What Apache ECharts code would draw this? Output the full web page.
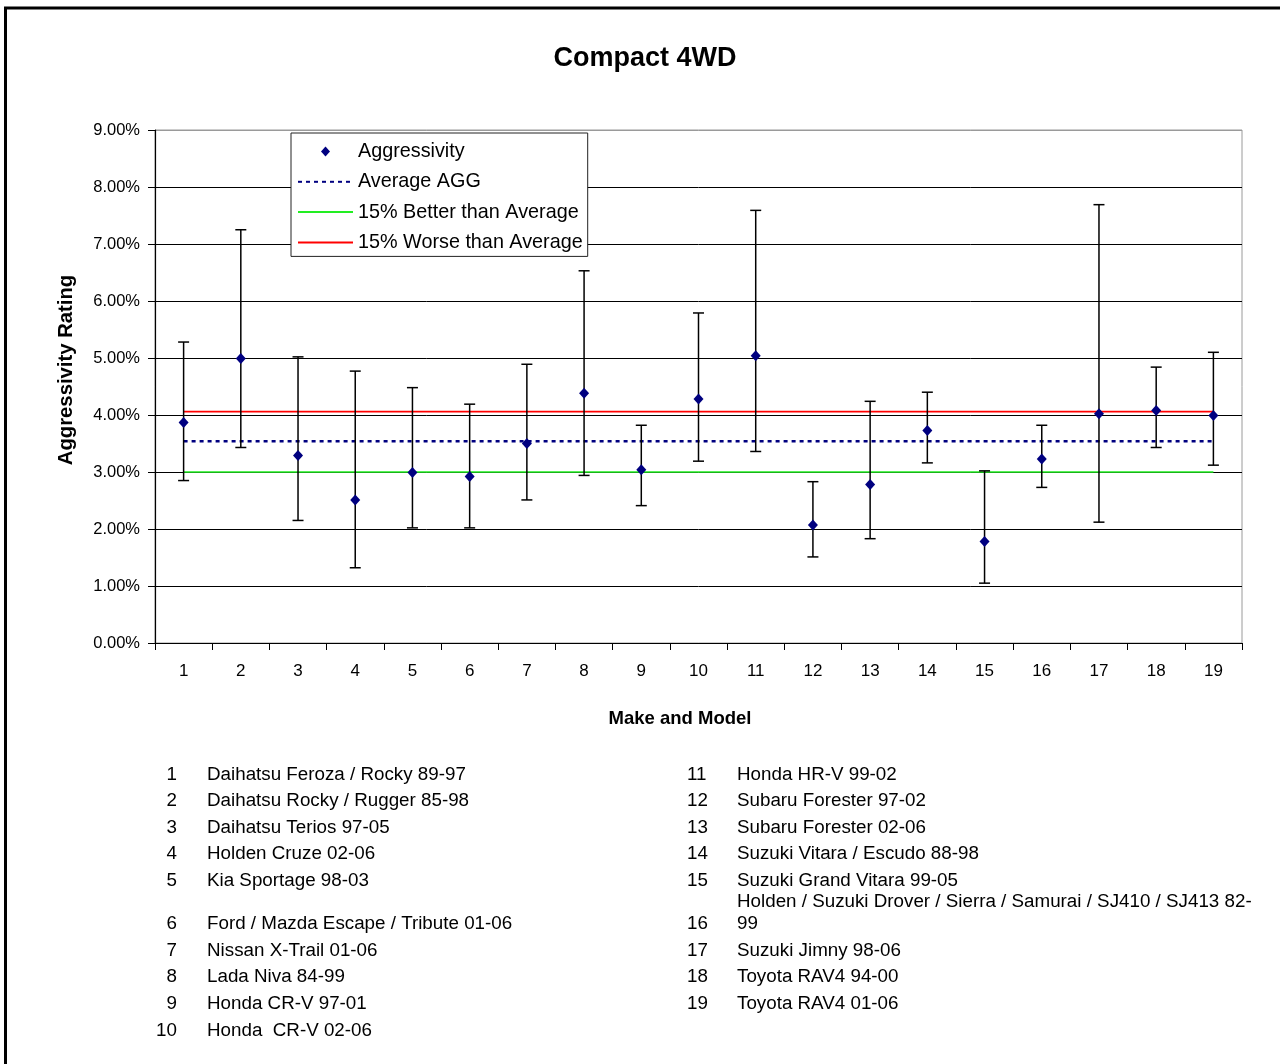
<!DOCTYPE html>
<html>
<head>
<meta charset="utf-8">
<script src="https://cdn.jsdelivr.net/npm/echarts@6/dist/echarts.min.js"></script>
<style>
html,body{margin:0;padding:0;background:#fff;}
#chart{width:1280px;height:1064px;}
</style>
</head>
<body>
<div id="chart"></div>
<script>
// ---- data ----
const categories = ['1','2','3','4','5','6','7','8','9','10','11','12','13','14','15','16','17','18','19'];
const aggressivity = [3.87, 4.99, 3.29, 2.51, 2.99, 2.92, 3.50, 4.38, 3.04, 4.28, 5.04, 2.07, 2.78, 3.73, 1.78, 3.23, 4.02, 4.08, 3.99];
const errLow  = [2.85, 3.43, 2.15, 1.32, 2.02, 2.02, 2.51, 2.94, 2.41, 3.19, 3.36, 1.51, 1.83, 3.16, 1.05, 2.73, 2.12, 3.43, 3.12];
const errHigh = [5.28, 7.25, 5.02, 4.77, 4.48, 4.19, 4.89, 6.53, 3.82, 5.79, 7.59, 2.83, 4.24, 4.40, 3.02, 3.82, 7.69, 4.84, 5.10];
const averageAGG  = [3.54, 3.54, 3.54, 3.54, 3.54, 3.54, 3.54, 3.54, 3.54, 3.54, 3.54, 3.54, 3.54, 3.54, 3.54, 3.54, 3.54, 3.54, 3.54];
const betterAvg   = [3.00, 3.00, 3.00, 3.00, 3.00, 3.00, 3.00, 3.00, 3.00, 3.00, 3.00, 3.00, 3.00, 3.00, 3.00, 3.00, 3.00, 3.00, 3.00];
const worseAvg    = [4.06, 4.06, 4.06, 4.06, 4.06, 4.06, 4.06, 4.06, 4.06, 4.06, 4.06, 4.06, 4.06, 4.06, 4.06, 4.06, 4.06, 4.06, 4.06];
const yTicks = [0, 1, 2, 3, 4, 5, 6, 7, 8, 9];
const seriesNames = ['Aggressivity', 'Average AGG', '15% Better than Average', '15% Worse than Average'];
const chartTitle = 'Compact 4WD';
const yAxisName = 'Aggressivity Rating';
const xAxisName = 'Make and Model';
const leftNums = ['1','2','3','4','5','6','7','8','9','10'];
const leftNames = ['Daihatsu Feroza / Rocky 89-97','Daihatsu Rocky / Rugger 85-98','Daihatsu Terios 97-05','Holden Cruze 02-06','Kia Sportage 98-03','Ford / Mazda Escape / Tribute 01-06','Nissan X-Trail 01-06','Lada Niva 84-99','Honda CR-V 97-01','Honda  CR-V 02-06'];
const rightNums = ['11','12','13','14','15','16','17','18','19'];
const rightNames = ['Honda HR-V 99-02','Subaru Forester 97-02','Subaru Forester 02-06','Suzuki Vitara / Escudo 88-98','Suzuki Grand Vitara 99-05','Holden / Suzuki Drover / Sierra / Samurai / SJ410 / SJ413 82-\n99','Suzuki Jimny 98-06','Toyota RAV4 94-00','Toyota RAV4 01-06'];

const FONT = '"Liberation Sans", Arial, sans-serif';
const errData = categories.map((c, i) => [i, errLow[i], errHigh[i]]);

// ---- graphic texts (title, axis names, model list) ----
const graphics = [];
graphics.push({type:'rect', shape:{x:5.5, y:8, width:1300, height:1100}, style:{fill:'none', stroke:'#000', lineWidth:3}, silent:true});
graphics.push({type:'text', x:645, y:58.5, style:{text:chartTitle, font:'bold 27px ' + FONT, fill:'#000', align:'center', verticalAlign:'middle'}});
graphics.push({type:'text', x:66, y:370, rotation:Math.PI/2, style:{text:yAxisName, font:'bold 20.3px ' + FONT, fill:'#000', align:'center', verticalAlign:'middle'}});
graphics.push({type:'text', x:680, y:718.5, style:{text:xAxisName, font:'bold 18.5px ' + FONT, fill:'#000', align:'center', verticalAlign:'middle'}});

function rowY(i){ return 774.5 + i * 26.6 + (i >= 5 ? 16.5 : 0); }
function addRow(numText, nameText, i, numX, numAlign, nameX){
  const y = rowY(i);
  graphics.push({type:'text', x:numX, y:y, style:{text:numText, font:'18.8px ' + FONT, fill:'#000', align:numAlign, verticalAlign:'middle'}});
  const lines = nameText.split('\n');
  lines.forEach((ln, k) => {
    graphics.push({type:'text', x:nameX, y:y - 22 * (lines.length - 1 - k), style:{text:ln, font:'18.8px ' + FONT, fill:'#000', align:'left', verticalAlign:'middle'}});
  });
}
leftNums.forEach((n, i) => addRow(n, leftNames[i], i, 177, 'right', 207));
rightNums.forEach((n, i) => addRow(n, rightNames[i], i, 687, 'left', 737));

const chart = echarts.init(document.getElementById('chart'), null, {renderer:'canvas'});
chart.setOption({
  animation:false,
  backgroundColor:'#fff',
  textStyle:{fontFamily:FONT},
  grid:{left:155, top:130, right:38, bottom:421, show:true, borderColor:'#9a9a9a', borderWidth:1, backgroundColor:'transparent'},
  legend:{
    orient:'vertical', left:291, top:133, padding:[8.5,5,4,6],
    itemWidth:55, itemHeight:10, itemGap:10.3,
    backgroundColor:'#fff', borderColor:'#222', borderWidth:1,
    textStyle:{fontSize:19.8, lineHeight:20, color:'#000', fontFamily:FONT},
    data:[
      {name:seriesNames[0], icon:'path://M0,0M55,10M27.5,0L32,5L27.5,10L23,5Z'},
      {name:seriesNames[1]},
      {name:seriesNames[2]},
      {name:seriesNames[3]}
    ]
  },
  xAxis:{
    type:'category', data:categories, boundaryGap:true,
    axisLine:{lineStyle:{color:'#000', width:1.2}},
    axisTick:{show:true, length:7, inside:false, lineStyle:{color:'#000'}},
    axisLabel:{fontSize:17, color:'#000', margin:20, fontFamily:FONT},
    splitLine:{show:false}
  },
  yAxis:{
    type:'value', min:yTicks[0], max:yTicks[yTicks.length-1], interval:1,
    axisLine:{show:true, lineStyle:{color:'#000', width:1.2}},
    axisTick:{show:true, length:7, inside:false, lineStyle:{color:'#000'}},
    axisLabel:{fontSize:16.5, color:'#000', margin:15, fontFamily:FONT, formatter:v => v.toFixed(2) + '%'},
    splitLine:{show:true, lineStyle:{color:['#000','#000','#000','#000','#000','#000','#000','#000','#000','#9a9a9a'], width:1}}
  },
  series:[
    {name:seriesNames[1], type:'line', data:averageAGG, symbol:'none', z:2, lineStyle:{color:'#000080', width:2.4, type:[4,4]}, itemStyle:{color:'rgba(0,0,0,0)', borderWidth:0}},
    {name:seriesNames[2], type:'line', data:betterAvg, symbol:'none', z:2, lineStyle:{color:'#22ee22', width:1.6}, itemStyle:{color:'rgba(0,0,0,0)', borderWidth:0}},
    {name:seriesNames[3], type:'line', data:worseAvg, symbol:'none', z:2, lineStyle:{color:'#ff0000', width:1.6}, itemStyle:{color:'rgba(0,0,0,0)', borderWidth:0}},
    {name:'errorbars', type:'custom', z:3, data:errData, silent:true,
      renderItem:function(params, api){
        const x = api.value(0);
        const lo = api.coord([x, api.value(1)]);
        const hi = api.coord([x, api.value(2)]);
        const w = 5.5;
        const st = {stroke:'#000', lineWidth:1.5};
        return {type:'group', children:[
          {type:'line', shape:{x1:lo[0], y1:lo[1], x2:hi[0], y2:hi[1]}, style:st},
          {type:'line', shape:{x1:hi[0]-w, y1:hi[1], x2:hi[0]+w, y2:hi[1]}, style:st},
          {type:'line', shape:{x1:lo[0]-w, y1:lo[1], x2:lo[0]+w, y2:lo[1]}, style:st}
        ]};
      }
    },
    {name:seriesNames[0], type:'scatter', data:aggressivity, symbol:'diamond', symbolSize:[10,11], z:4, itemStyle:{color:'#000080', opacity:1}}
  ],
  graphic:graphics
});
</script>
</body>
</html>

______________________________

### WRITTEN PROBLEM
Pictures excluded, repeat exactly the lines from the top of the material through the line with "const rightNames = ['Honda", including both of those lines.

### EXERCISE RESULT
What Apache ECharts code would draw this? Output the full web page.
<!DOCTYPE html>
<html>
<head>
<meta charset="utf-8">
<script src="https://cdn.jsdelivr.net/npm/echarts@6/dist/echarts.min.js"></script>
<style>
html,body{margin:0;padding:0;background:#fff;}
#chart{width:1280px;height:1064px;}
</style>
</head>
<body>
<div id="chart"></div>
<script>
// ---- data ----
const categories = ['1','2','3','4','5','6','7','8','9','10','11','12','13','14','15','16','17','18','19'];
const aggressivity = [3.87, 4.99, 3.29, 2.51, 2.99, 2.92, 3.50, 4.38, 3.04, 4.28, 5.04, 2.07, 2.78, 3.73, 1.78, 3.23, 4.02, 4.08, 3.99];
const errLow  = [2.85, 3.43, 2.15, 1.32, 2.02, 2.02, 2.51, 2.94, 2.41, 3.19, 3.36, 1.51, 1.83, 3.16, 1.05, 2.73, 2.12, 3.43, 3.12];
const errHigh = [5.28, 7.25, 5.02, 4.77, 4.48, 4.19, 4.89, 6.53, 3.82, 5.79, 7.59, 2.83, 4.24, 4.40, 3.02, 3.82, 7.69, 4.84, 5.10];
const averageAGG  = [3.54, 3.54, 3.54, 3.54, 3.54, 3.54, 3.54, 3.54, 3.54, 3.54, 3.54, 3.54, 3.54, 3.54, 3.54, 3.54, 3.54, 3.54, 3.54];
const betterAvg   = [3.00, 3.00, 3.00, 3.00, 3.00, 3.00, 3.00, 3.00, 3.00, 3.00, 3.00, 3.00, 3.00, 3.00, 3.00, 3.00, 3.00, 3.00, 3.00];
const worseAvg    = [4.06, 4.06, 4.06, 4.06, 4.06, 4.06, 4.06, 4.06, 4.06, 4.06, 4.06, 4.06, 4.06, 4.06, 4.06, 4.06, 4.06, 4.06, 4.06];
const yTicks = [0, 1, 2, 3, 4, 5, 6, 7, 8, 9];
const seriesNames = ['Aggressivity', 'Average AGG', '15% Better than Average', '15% Worse than Average'];
const chartTitle = 'Compact 4WD';
const yAxisName = 'Aggressivity Rating';
const xAxisName = 'Make and Model';
const leftNums = ['1','2','3','4','5','6','7','8','9','10'];
const leftNames = ['Daihatsu Feroza / Rocky 89-97','Daihatsu Rocky / Rugger 85-98','Daihatsu Terios 97-05','Holden Cruze 02-06','Kia Sportage 98-03','Ford / Mazda Escape / Tribute 01-06','Nissan X-Trail 01-06','Lada Niva 84-99','Honda CR-V 97-01','Honda  CR-V 02-06'];
const rightNums = ['11','12','13','14','15','16','17','18','19'];
const rightNames = ['Honda HR-V 99-02','Subaru Forester 97-02','Subaru Forester 02-06','Suzuki Vitara / Escudo 88-98','Suzuki Grand Vitara 99-05','Holden / Suzuki Drover / Sierra / Samurai / SJ410 / SJ413 82-\n99','Suzuki Jimny 98-06','Toyota RAV4 94-00','Toyota RAV4 01-06'];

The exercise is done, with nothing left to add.